_Work to complete:_
Starting at the first line of the listing below, repeat each line exactly until the line containing "4.43, 4.45, 4.49];", which you include. Leave out pictures.

_Supplied information:_
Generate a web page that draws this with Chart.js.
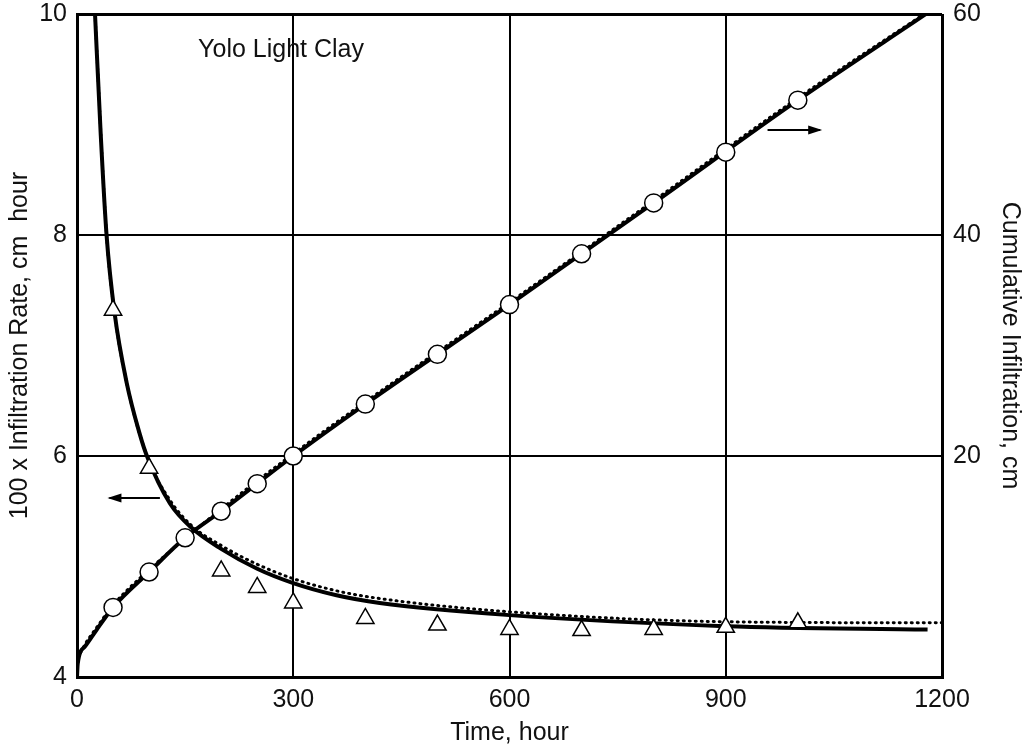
<!DOCTYPE html>
<html>
<head>
<meta charset="utf-8">
<script src="https://cdn.jsdelivr.net/npm/chart.js@4/dist/chart.umd.min.js"></script>
<style>
  html, body { margin: 0; padding: 0; background: #fff; }
</style>
</head>
<body>
<canvas id="myChart" width="1033" height="755"></canvas>
<script>
// observed points
let circTime = [50, 100, 150, 200, 250, 300, 400, 500, 600, 700, 800, 900, 1000];
let circCum = [6.3, 9.5, 12.6, 15.0, 17.5, 20.0, 24.7, 29.2, 33.7, 38.3, 42.9, 47.5, 52.2];
let triTime = [50, 100, 200, 250, 300, 400, 500, 600, 700, 800, 900, 1000];
let triRate = [7.32, 5.89, 4.96, 4.81, 4.67, 4.53, 4.47, 4.43, 4.42, 4.43, 4.45, 4.49];

// fitted curves
let rateLineT = [20, 25, 33, 41, 52, 69, 87, 97, 129, 159, 200, 250, 300, 360, 420, 600, 900, 1180];
let rateLineV = [10.7, 10, 8.9, 8, 7.3, 6.66, 6.2, 6.0, 5.57, 5.35, 5.16, 4.98, 4.85, 4.74, 4.67, 4.56, 4.46, 4.43];
let rateDotT = [20, 25, 41, 52, 69, 97, 129, 159, 200, 250, 300, 360, 420, 600, 900, 1200];
let rateDotV = [10.7, 10, 8, 7.3, 6.66, 6.0, 5.6, 5.37, 5.19, 5.02, 4.89, 4.78, 4.71, 4.59, 4.5, 4.49];
let cumLineT = [0, 1, 11, 27, 50, 100, 150, 200, 300, 400, 600, 800, 1000, 1180];
let cumLineV = [0, 1.2, 2.75, 4.25, 6.3, 9.5, 12.6, 15.0, 20.0, 24.7, 33.7, 42.9, 52.2, 60.1];
let cumDotT = [5, 11, 27, 50, 100, 200, 300, 400, 600, 800, 1000, 1180];
let cumDotV = [2.2, 2.95, 4.45, 6.5, 9.7, 15.2, 20.2, 24.9, 33.9, 43.1, 52.4, 60.2];

let xTicks = [0, 300, 600, 900, 1200];
let leftTicks = [4, 6, 8, 10];
let rightTicks = [20, 40, 60];

function pts(xs, ys) {
  return xs.map((x, i) => ({ x: x, y: ys[i] }));
}

const FONT = "'Liberation Sans', Arial, Helvetica, sans-serif";
const FSIZE = 25;

// arrows and the soil name
const extras = {
  id: 'extras',
  afterDatasetsDraw(chart) {
    const ctx = chart.ctx;
    const x = chart.scales.x, y = chart.scales.y, y2 = chart.scales.y2;
    function arrow(x1, x2, yy) {
      ctx.save();
      ctx.strokeStyle = '#000';
      ctx.fillStyle = '#000';
      ctx.lineWidth = 2;
      ctx.beginPath();
      ctx.moveTo(x1, yy);
      ctx.lineTo(x2, yy);
      ctx.stroke();
      const d = x2 > x1 ? 1 : -1;
      ctx.beginPath();
      ctx.moveTo(x2 + d * 2, yy);
      ctx.lineTo(x2 - d * 12, yy - 4.5);
      ctx.lineTo(x2 - d * 12, yy + 4.5);
      ctx.closePath();
      ctx.fill();
      ctx.restore();
    }
    arrow(x.getPixelForValue(115), x.getPixelForValue(45), y.getPixelForValue(5.62));
    arrow(x.getPixelForValue(958), x.getPixelForValue(1031), y2.getPixelForValue(49.5));

    ctx.save();
    ctx.fillStyle = '#111';
    ctx.font = FSIZE + 'px ' + FONT;
    ctx.textBaseline = 'middle';
    ctx.fillText('Yolo Light Clay', x.getPixelForValue(168), y.getPixelForValue(9.67));
    ctx.restore();
  }
};

// fixed box sizes so the plot area sits where the original has it
function fixV(w) {
  return s => { s.width = w; s.paddingTop = 0; s.paddingBottom = 0; };
}

let myChart = document.getElementById("myChart").getContext('2d');
let chart = new Chart(myChart, {
  type: 'scatter',
  data: {
    datasets: [
      {
        label: 'rate observed',
        data: pts(triTime, triRate),
        yAxisID: 'y',
        pointStyle: 'triangle',
        pointRadius: 10,
        backgroundColor: '#fff',
        borderColor: '#000',
        borderWidth: 1.5,
        order: 0
      },
      {
        label: 'cumulative observed',
        data: pts(circTime, circCum),
        yAxisID: 'y2',
        pointStyle: 'circle',
        pointRadius: 9,
        backgroundColor: '#fff',
        borderColor: '#000',
        borderWidth: 1.5,
        order: 0
      },
      {
        label: 'rate fit',
        data: pts(rateLineT, rateLineV),
        yAxisID: 'y',
        showLine: true,
        pointRadius: 0,
        borderColor: '#000',
        borderWidth: 4,
        cubicInterpolationMode: 'monotone',
        order: 2
      },
      {
        label: 'rate fit dotted',
        data: pts(rateDotT, rateDotV),
        yAxisID: 'y',
        showLine: true,
        pointRadius: 0,
        borderColor: '#000',
        borderWidth: 3,
        borderDash: [1, 5],
        borderCapStyle: 'round',
        cubicInterpolationMode: 'monotone',
        order: 3
      },
      {
        label: 'cumulative fit',
        data: pts(cumLineT, cumLineV),
        yAxisID: 'y2',
        showLine: true,
        pointRadius: 0,
        borderColor: '#000',
        borderWidth: 4,
        cubicInterpolationMode: 'monotone',
        order: 2
      },
      {
        label: 'cumulative fit dotted',
        data: pts(cumDotT, cumDotV),
        yAxisID: 'y2',
        showLine: true,
        pointRadius: 0,
        borderColor: '#000',
        borderWidth: 3,
        borderDash: [1, 5],
        borderCapStyle: 'round',
        cubicInterpolationMode: 'monotone',
        order: 3
      }
    ]
  },
  options: {
    responsive: false,
    animation: false,
    devicePixelRatio: 1,
    layout: { padding: { top: 14, left: 0, right: 0, bottom: 0 } },
    plugins: {
      legend: { display: false },
      tooltip: { enabled: false }
    },
    scales: {
      x: {
        type: 'linear',
        min: 0,
        max: 1200,
        afterBuildTicks: s => { s.ticks = xTicks.map(v => ({ value: v })); },
        afterFit: s => { s.height = 78; s.paddingLeft = 0; s.paddingRight = 0; },
        ticks: {
          color: '#111', font: { family: FONT, size: FSIZE }, padding: 8, maxRotation: 0,
          callback: v => String(v)
        },
        grid: {
          color: '#000',
          lineWidth: c => (c.tick.value === 0 || c.tick.value === 1200) ? 3 : 2,
          drawTicks: false
        },
        border: { color: '#000', width: 3 },
        title: { display: true, text: 'Time, hour', color: '#111', font: { family: FONT, size: FSIZE }, padding: { top: 0, bottom: 7 } }
      },
      y: {
        type: 'linear',
        position: 'left',
        min: 4,
        max: 10,
        afterBuildTicks: s => { s.ticks = leftTicks.map(v => ({ value: v })); },
        afterFit: fixV(77),
        ticks: { color: '#111', font: { family: FONT, size: FSIZE }, padding: 10, callback: v => String(v) },
        grid: {
          color: '#000',
          lineWidth: c => (c.tick.value === 4 || c.tick.value === 10) ? 3 : 2,
          drawTicks: false
        },
        border: { color: '#000', width: 3 },
        title: { display: true, text: '100 x Infiltration Rate, cm  hour', color: '#111', font: { family: FONT, size: FSIZE }, padding: { top: 5, bottom: 0 } }
      },
      y2: {
        type: 'linear',
        position: 'right',
        min: 0,
        max: 60,
        afterBuildTicks: s => { s.ticks = rightTicks.map(v => ({ value: v })); },
        afterFit: fixV(91),
        ticks: { color: '#111', font: { family: FONT, size: FSIZE }, padding: 11, callback: v => String(v) },
        grid: { display: false, drawTicks: false },
        border: { display: false },
        title: { display: true, text: 'Cumulative Infiltration, cm', color: '#111', font: { family: FONT, size: FSIZE }, padding: { top: 8, bottom: 0 } }
      }
    }
  },
  plugins: [extras]
});
</script>
</body>
</html>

_Exercise solution:_
Generate a web page that draws this with Chart.js.
<!DOCTYPE html>
<html>
<head>
<meta charset="utf-8">
<script src="https://cdn.jsdelivr.net/npm/chart.js@4/dist/chart.umd.min.js"></script>
<style>
  html, body { margin: 0; padding: 0; background: #fff; }
</style>
</head>
<body>
<canvas id="myChart" width="1033" height="755"></canvas>
<script>
// observed points
let circTime = [50, 100, 150, 200, 250, 300, 400, 500, 600, 700, 800, 900, 1000];
let circCum = [6.3, 9.5, 12.6, 15.0, 17.5, 20.0, 24.7, 29.2, 33.7, 38.3, 42.9, 47.5, 52.2];
let triTime = [50, 100, 200, 250, 300, 400, 500, 600, 700, 800, 900, 1000];
let triRate = [7.32, 5.89, 4.96, 4.81, 4.67, 4.53, 4.47, 4.43, 4.42, 4.43, 4.45, 4.49];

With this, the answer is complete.